AIM:
Copy out every line containing the word "this".

--- start of THE INPUT ---

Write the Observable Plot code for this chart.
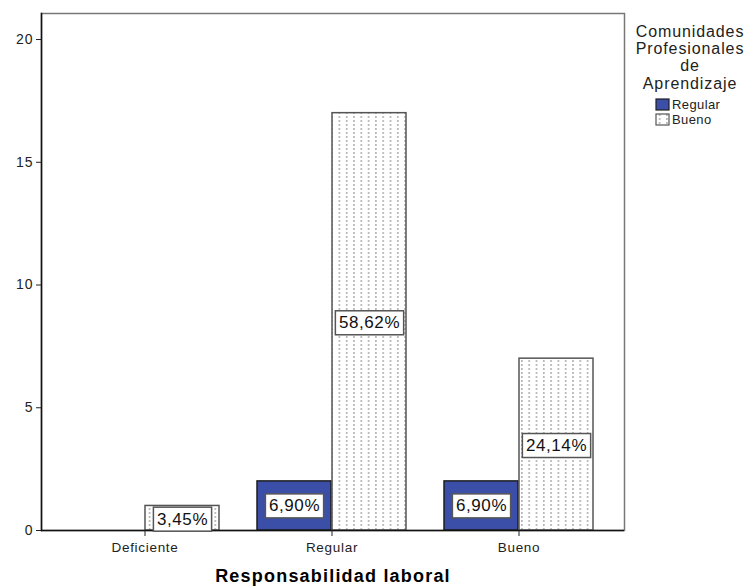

--- end of THE INPUT ---
--- start of THE INPUT ---

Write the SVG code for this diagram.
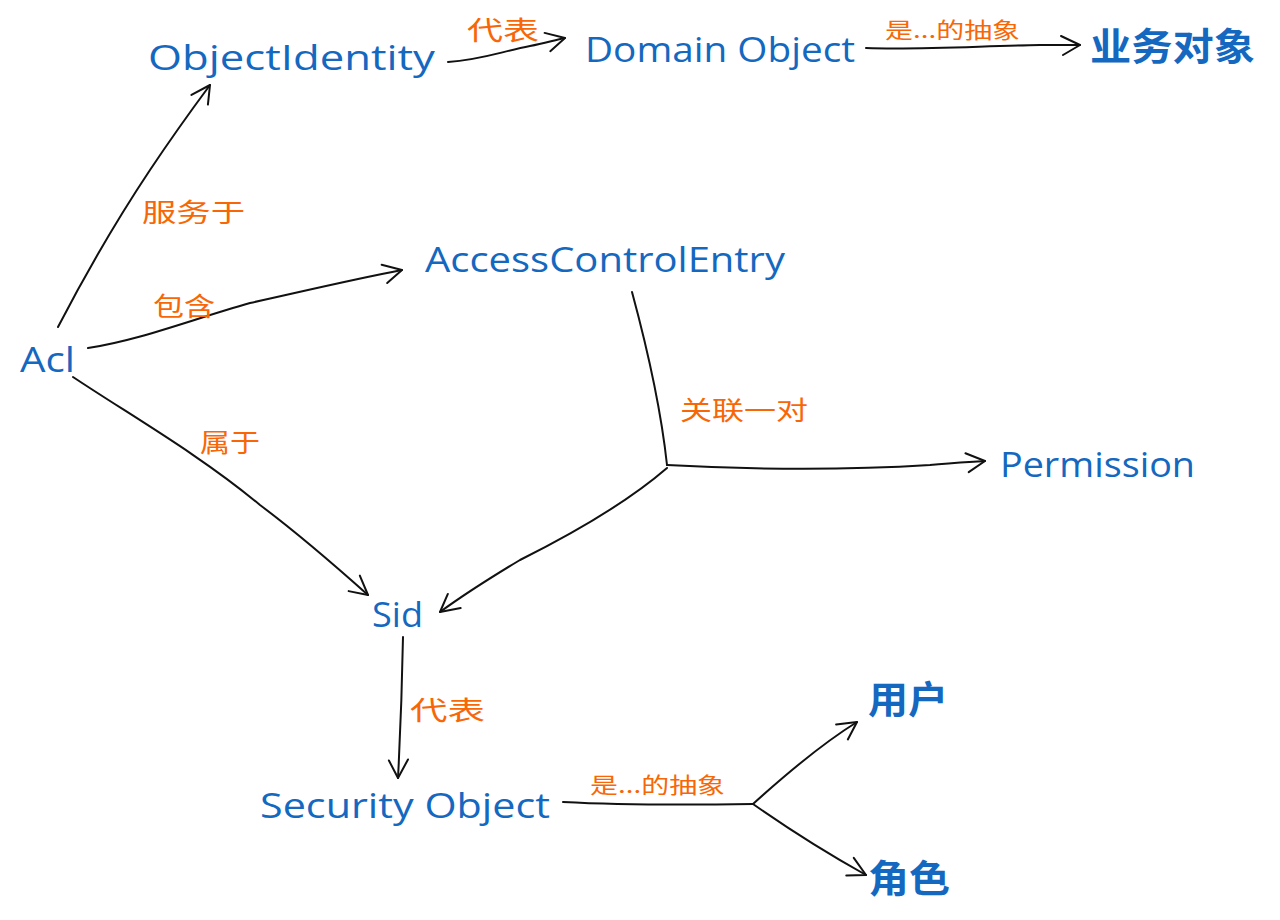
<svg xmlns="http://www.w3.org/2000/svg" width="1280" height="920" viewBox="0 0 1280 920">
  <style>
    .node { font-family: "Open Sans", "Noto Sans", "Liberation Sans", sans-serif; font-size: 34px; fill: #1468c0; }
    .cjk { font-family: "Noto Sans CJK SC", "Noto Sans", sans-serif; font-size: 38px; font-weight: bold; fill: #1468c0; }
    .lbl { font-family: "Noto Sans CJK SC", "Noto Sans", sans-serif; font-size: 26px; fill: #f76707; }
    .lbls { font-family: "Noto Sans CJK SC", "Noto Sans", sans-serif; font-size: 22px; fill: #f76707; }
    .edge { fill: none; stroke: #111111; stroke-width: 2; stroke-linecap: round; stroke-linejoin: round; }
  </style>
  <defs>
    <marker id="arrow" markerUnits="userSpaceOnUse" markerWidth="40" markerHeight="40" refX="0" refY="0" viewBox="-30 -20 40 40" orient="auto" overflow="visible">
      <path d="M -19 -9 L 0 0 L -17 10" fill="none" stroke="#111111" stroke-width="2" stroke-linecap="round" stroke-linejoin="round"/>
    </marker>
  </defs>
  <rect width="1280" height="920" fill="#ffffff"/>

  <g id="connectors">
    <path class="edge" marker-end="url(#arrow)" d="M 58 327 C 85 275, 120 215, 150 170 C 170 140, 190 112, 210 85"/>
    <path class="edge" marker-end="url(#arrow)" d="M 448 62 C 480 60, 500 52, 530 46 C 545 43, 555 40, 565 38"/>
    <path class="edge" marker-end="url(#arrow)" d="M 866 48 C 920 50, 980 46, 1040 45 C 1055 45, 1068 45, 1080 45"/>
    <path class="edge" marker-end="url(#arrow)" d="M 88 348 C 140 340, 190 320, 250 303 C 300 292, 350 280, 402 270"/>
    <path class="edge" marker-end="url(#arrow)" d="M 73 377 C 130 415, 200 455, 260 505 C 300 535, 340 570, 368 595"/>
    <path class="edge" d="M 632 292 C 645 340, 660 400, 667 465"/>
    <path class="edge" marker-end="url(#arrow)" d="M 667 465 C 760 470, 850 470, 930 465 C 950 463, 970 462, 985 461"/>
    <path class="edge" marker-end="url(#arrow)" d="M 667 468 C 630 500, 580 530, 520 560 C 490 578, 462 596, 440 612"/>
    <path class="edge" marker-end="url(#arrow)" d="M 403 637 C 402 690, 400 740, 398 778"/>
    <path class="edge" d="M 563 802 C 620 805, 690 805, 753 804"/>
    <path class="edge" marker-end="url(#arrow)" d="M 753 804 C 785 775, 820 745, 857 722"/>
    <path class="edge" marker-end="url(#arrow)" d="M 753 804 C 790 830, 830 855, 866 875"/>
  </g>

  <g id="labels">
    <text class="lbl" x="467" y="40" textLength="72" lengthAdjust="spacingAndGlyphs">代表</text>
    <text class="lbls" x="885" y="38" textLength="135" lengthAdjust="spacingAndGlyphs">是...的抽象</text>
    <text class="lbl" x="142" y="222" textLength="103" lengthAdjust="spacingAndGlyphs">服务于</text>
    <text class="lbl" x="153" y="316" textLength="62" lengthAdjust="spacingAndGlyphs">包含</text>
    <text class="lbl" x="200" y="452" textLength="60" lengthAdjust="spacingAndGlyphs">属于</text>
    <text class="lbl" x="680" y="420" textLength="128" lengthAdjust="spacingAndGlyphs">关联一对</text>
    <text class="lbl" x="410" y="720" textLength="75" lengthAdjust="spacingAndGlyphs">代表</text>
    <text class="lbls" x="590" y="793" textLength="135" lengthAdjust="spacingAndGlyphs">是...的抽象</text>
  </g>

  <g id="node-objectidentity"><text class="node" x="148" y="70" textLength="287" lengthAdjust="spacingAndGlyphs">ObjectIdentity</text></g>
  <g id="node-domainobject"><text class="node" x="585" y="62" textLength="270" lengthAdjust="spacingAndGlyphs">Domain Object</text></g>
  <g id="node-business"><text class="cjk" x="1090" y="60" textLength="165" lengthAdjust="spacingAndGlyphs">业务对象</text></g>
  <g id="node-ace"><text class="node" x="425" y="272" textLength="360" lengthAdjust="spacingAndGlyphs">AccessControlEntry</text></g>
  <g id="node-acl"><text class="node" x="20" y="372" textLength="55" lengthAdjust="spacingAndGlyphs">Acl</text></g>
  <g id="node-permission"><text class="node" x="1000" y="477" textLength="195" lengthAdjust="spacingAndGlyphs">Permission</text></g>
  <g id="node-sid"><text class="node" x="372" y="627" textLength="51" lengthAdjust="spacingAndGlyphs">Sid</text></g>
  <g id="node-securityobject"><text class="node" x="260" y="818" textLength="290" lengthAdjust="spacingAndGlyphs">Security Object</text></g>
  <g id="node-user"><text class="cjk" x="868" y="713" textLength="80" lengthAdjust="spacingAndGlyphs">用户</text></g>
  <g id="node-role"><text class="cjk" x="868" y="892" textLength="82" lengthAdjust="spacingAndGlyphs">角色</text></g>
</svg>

--- end of THE INPUT ---

EXPECTED OUTPUT:
Write the Observable Plot code for this chart.
Write the SVG code for this diagram.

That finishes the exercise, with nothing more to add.